$25,000 of crowdfunded money is going toward a project that could help more than a billion people.

In one of the largest science-research-based crowdfunding campaigns to date, Northeastern University College of Science associate professor Michael Pollastri raised $25,031.

Pollastri, a professor of chemistry and chemical biology, used the crowdfunding site Microryza to get his project on neglected tropical diseases – or NTDs – rolling.

“I am very grateful to our supporters – it’s clear that their help is critical for moving the project forward, which will undoubtedly improve the way that we collaborate with others to discover new drugs for NTDs,” said Pollastri.

NTDs include diseases such as malaria, African sleeping sickness, and Chagas disease. They affect more than one billion people every year, but because they are the poorest people, too, big pharma does not dedicate many resources to finding treatments and cures.
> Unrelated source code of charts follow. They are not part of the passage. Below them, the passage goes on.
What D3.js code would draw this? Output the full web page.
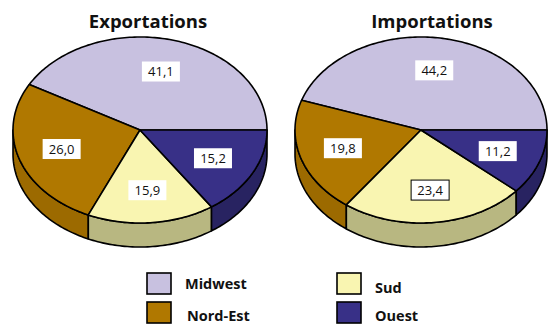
<!DOCTYPE html>
<html>
<head>
<meta charset="utf-8">
<script src="https://cdn.jsdelivr.net/npm/d3@7"></script>
<style>
  html, body { margin: 0; padding: 0; background: #fff; }
  svg { display: block; }
  text { font-family: "Open Sans", "DejaVu Sans", sans-serif; }
</style>
</head>
<body>
<svg id="chart" width="553" height="324"></svg>
<script>
// Regional shares (%) of trade
const regions = ["Midwest", "Nord-Est", "Sud", "Ouest"];
const exportValues = [41.1, 26.0, 15.9, 15.2];
const importValues = [44.2, 19.8, 23.4, 11.2];
const chartTitles = ["Exportations", "Importations"];

const topColors  = ["#c8c1e0", "#b07800", "#f9f5b1", "#383087"];
const sideColors = ["#9c94b8", "#9c6a00", "#b8b781", "#282361"];

const svg = d3.select("#chart");
const color = d3.scaleOrdinal(regions, topColors);
const sideColor = d3.scaleOrdinal(regions, sideColors);
const fmt = v => d3.format(".1f")(v).replace(".", ",");

const pies = [
  { title: chartTitles[0], values: exportValues, cx: 140, cy: 130, rx: 127, ry: 93, depth: 24, titleX: 148 },
  { title: chartTitles[1], values: importValues, cx: 421, cy: 130, rx: 126, ry: 93, depth: 24, titleX: 432 }
];

// slices start at 3 o'clock and run counter-clockwise
const pieLayout = d3.pie().sort(null).startAngle(Math.PI / 2).endAngle(Math.PI / 2 - 2 * Math.PI);
const toTheta = a => Math.PI / 2 - a;  // d3 angle -> math angle (ccw from +x)
const line = d3.line();

pies.forEach(p => {
  const g = svg.append("g");
  const pt = (t, r = 1, dy = 0) => [p.cx + p.rx * r * Math.cos(t), p.cy - p.ry * r * Math.sin(t) + dy];
  const edge = (t0, t1, dy = 0) => {
    const n = Math.max(2, Math.ceil(Math.abs(t1 - t0) / 0.02));
    return d3.range(n + 1).map(i => pt(t0 + (t1 - t0) * i / n, 1, dy));
  };

  const arcs = pieLayout(p.values).map((d, i) => ({
    region: regions[i], value: p.values[i],
    t0: toTheta(d.startAngle), t1: toTheta(d.endAngle)
  }));

  // side walls on the front half
  arcs.forEach(a => {
    const s0 = Math.max(a.t0, Math.PI), s1 = Math.min(a.t1, 2 * Math.PI);
    if (s1 <= s0) return;
    const pts = edge(s0, s1).concat(edge(s1, s0, p.depth));
    g.append("path")
      .attr("d", line(pts) + "Z")
      .attr("fill", sideColor(a.region))
      .attr("stroke", "#000").attr("stroke-width", 1.6).attr("stroke-linejoin", "round");
  });

  // top faces
  arcs.forEach(a => {
    const pts = [[p.cx, p.cy]].concat(edge(a.t0, a.t1));
    g.append("path")
      .attr("d", line(pts) + "Z")
      .attr("fill", color(a.region))
      .attr("stroke", "#000").attr("stroke-width", 1.6).attr("stroke-linejoin", "round");
  });

  // value labels
  arcs.forEach(a => {
    const [x, y] = pt((a.t0 + a.t1) / 2, 0.65);
    const outlined = p.title === "Importations" && a.region === "Sud";
    const lg = g.append("g").attr("transform", `translate(${x},${y})`);
    lg.append("rect")
      .attr("x", -19).attr("y", -10).attr("width", 38).attr("height", 20)
      .attr("fill", "#fff")
      .attr("stroke", outlined ? "#000" : "none").attr("stroke-width", 1);
    lg.append("text")
      .attr("text-anchor", "middle").attr("dy", "0.36em")
      .attr("font-size", 13).attr("fill", "#111")
      .text(fmt(a.value));
  });

  svg.append("text")
    .attr("x", p.titleX).attr("y", 28)
    .attr("text-anchor", "middle")
    .attr("font-size", 18.5).attr("font-weight", "bold").attr("fill", "#111")
    .text(p.title);
});

// legend
const legendBox = [[147, 273], [147, 302], [337, 273], [337, 302]];
const legendText = [[185, 289], [187, 321], [375, 293], [375, 321]];
regions.forEach((r, i) => {
  const [x, y] = legendBox[i];
  svg.append("rect")
    .attr("x", x).attr("y", y).attr("width", 24).attr("height", 21)
    .attr("fill", color(r)).attr("stroke", "#000").attr("stroke-width", 1.6);
  svg.append("text")
    .attr("x", legendText[i][0]).attr("y", legendText[i][1])
    .attr("font-family", "'DejaVu Sans', sans-serif")
    .attr("font-size", 14.5).attr("font-weight", "bold").attr("fill", "#111")
    .text(r);
});
</script>
</body>
</html>
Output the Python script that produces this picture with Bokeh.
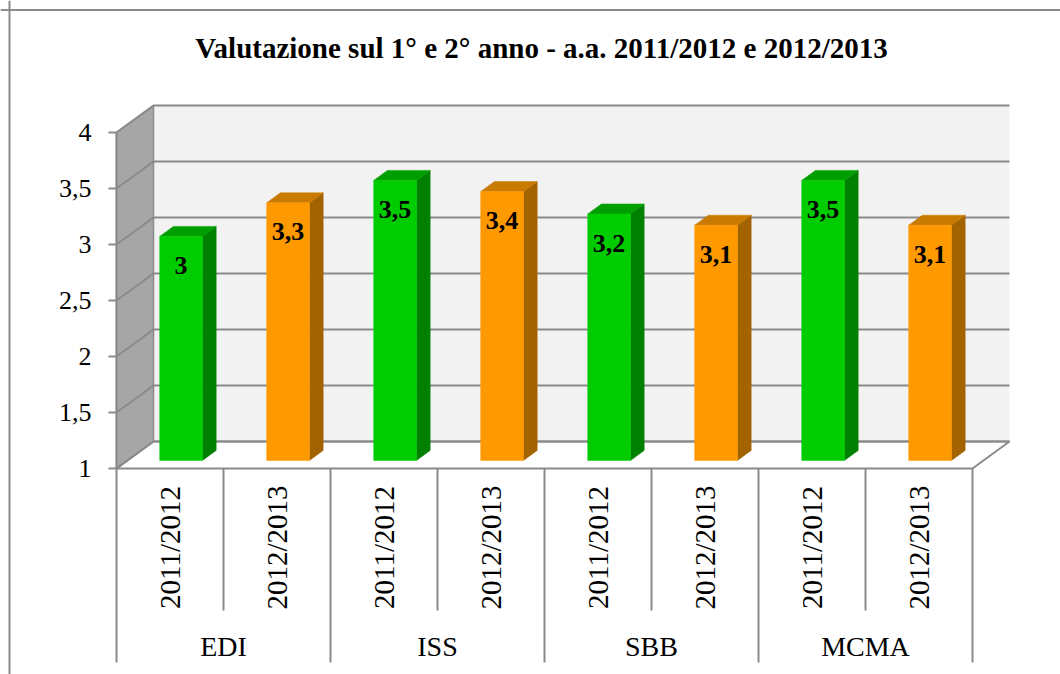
from bokeh.plotting import figure
from bokeh.models import Range1d, Span
from bokeh.core.properties import value
from bokeh.embed import file_html
from bokeh.resources import INLINE
import math

# ---------------- data ----------------
title_text = "Valutazione sul 1° e 2° anno - a.a. 2011/2012 e 2012/2013"
groups = ["EDI", "ISS", "SBB", "MCMA"]
years = ["2011/2012", "2012/2013"]
vals_2011 = [3.0, 3.5, 3.2, 3.5]
vals_2012 = [3.3, 3.4, 3.1, 3.1]
y_ticks = [1, 1.5, 2, 2.5, 3, 3.5, 4]
y_tick_labels = ["1", "1,5", "2", "2,5", "3", "3,5", "4"]
label_2011 = ["3", "3,5", "3,2", "3,5"]
label_2012 = ["3,3", "3,4", "3,1", "3,1"]

# ---------------- layout constants ----------------
W, H = 1060, 674
SX = 107.0   # px per category slot
SY = 112.0   # px per value unit
LEFT_PX = 116.0     # canvas px of slot 0 start
BASE_PX = 468.0     # canvas px (from top) of value 1 front
YMIN, YMAX = y_ticks[0], y_ticks[-1]

X0 = -LEFT_PX / SX
X1 = X0 + W / SX
Y1 = YMIN + BASE_PX / SY
Y0 = Y1 - H / SY

def px_x(d):
    return d / SX

def px_y(d):
    return d / SY

DX = px_x(37)   # wall depth vector
DY = px_y(27)
F0, F1 = 0.30, 0.67   # bar depth fractions
BW = 0.40             # bar width (slots)

GRID = "#8a8a8a"
FONT = value("Liberation Serif")

p = figure(width=W, height=H, output_backend="svg", toolbar_location=None,
           x_range=Range1d(X0, X1), y_range=Range1d(Y0, Y1),
           min_border=0, min_border_left=0, min_border_right=0,
           min_border_top=0, min_border_bottom=0)
p.xaxis.visible = False
p.yaxis.visible = False
p.xgrid.visible = False
p.ygrid.visible = False
p.outline_line_color = None
p.background_fill_color = "white"
p.border_fill_color = "white"

n_slots = len(groups) * len(years)

# back wall
p.quad(left=[DX], right=[n_slots + DX], bottom=[YMIN + DY], top=[YMAX + DY],
       fill_color="#f2f2f2", line_color=None)
# left wall
p.patch([0, 0, DX, DX], [YMIN, YMAX, YMAX + DY, YMIN + DY],
        fill_color="#a6a6a6", line_color=GRID, line_width=1.5)
# floor
p.patch([0, n_slots, n_slots + DX, DX], [YMIN, YMIN, YMIN + DY, YMIN + DY],
        fill_color="white", line_color=GRID, line_width=2)

# gridlines (left wall diagonal + back wall)
gx, gy = [], []
for t in y_ticks:
    gx.append([0, DX, n_slots + DX])
    gy.append([t, t + DY, t + DY])
p.multi_line(gx, gy, line_color=GRID, line_width=2)

# front value axis + ticks
p.segment([0], [YMIN], [0], [YMAX], line_color=GRID, line_width=2)
p.segment([-px_x(8)] * len(y_ticks), y_ticks, [0] * len(y_ticks), y_ticks,
          line_color=GRID, line_width=2)
p.text([-px_x(25)] * len(y_ticks), y_ticks, text=y_tick_labels,
       text_align="right", text_baseline="middle", text_font=FONT,
       text_font_size="26px", text_color="black")

# bars
def bar_shapes(centers, vals, front, top, side):
    fx, fy, tx, ty, sx, sy = [], [], [], [], [], []
    for c, v in zip(centers, vals):
        l = c - BW / 2 + F0 * DX
        r = c + BW / 2 + F0 * DX
        b = YMIN + F0 * DY
        tp = v + F0 * DY
        ddx = (F1 - F0) * DX
        ddy = (F1 - F0) * DY
        fx.append([l, r, r, l]); fy.append([b, b, tp, tp])
        tx.append([l, r, r + ddx, l + ddx]); ty.append([tp, tp, tp + ddy, tp + ddy])
        sx.append([r, r + ddx, r + ddx, r]); sy.append([b, b + ddy, tp + ddy, tp])
    p.patches(sx, sy, fill_color=side, line_color=side, line_width=0.5)
    p.patches(tx, ty, fill_color=top, line_color=top, line_width=0.5)
    p.patches(fx, fy, fill_color=front, line_color=front, line_width=0.5)

c2011 = [len(years) * i + 0.5 for i in range(len(groups))]
c2012 = [len(years) * i + 1.5 for i in range(len(groups))]
bar_shapes(c2011, vals_2011, "#00cc00", "#009e00", "#008000")
bar_shapes(c2012, vals_2012, "#ff9900", "#c97a00", "#a36300")

# data labels
def data_labels(centers, vals, labels):
    xs = [c + F0 * DX for c in centers]
    ys = [v + F0 * DY - px_y(29) for v in vals]
    p.text(xs, ys, text=labels, text_align="center", text_baseline="middle",
           text_font=FONT, text_font_size="26px", text_font_style="bold",
           text_color="black")

data_labels(c2011, vals_2011, label_2011)
data_labels(c2012, vals_2012, label_2012)

# category axis area
sub_x = [2 * i + 1 for i in range(len(groups))]
grp_x = [2 * i for i in range(len(groups) + 1)]
p.segment(sub_x, [YMIN] * len(sub_x), sub_x, [YMIN - px_y(142)] * len(sub_x),
          line_color=GRID, line_width=2)
p.segment(grp_x, [YMIN] * len(grp_x), grp_x, [YMIN - px_y(194)] * len(grp_x),
          line_color=GRID, line_width=2)

slot_centers = [i + 0.5 for i in range(n_slots)]
slot_labels = [years[i % 2] for i in range(n_slots)]
p.text(slot_centers, [YMIN - px_y(79)] * n_slots, text=slot_labels, angle=math.pi / 2,
       text_align="center", text_baseline="middle", text_font=FONT,
       text_font_size="29px", text_color="black")
p.text([2 * i + 1 for i in range(len(groups))], [YMIN - px_y(178)] * len(groups),
       text=groups, text_align="center", text_baseline="middle", text_font=FONT,
       text_font_size="28px", text_color="black")

# title
p.text([X0 + px_x(541)], [Y1 - px_y(47)], text=[title_text], text_align="center",
       text_baseline="middle", text_font=FONT, text_font_size="29px",
       text_font_style="bold", text_color="black")

# chart border (top and left; right/bottom fall outside the window)
p.add_layout(Span(location=X0 + px_x(9), dimension="height", line_color="#8c8c8c", line_width=2))
p.add_layout(Span(location=Y1 - px_y(9.5), dimension="width", line_color="#8c8c8c", line_width=2))

open("out.html", "w").write(file_html(p, INLINE))
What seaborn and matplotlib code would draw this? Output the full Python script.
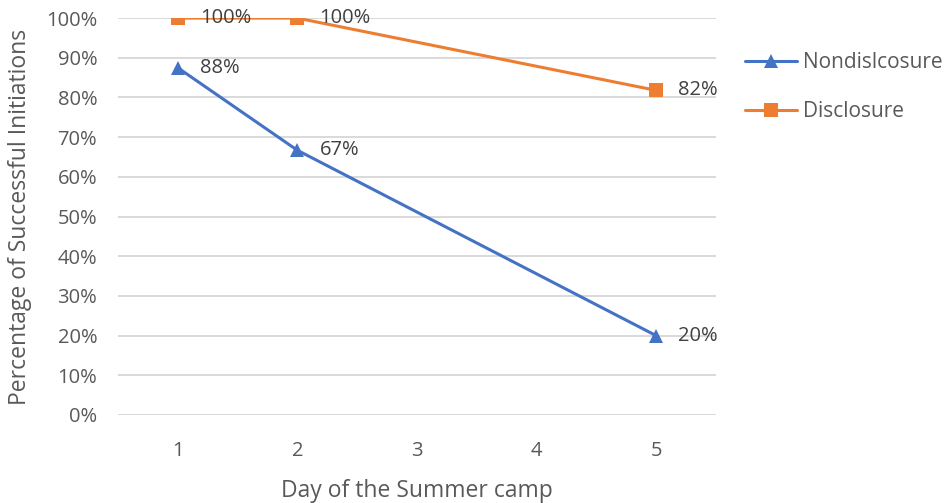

Using the donated money, Pollastri will build a platform that will allow scientists working with NTDs to share quantitative data amongst each other.  Researchers traditionally work on projects in parallel and their data is not known to others until published. This new platform will lead to less duplication and be more time-efficient.

At this point Pollastri is in the process of transferring his lab’s private NTD data into the portal and curating the data so that the most meaningful and up-to-date info is available.

“I am also touching base with scientists I’ve met who expressed an interest in participating, and asking them to get the ball rolling as well,” he said. “Finally, I am planning a membership push in the coming weeks via email and social media – the more NTD research teams that participate, the better and more useful the portal will be!”

Pollastri says based on the success of his crowdfunding campaign, and others completed through Microryza, it’s apparent that crowdfunding is an increasingly important funding mechanism for science, “especially in these lean times of (National Institutes of Health) funding,” he said.

The $25,000 raised is just the beginning for this project. Drug discovery is an expensive endeavor, and the experiments his lab and others intend to complete are costly. Pollastri’s hope is that with this start – and in working with labs around the world – they can attract additional investments from other organizations that see the value after the researchers demonstrate proof-of-concept.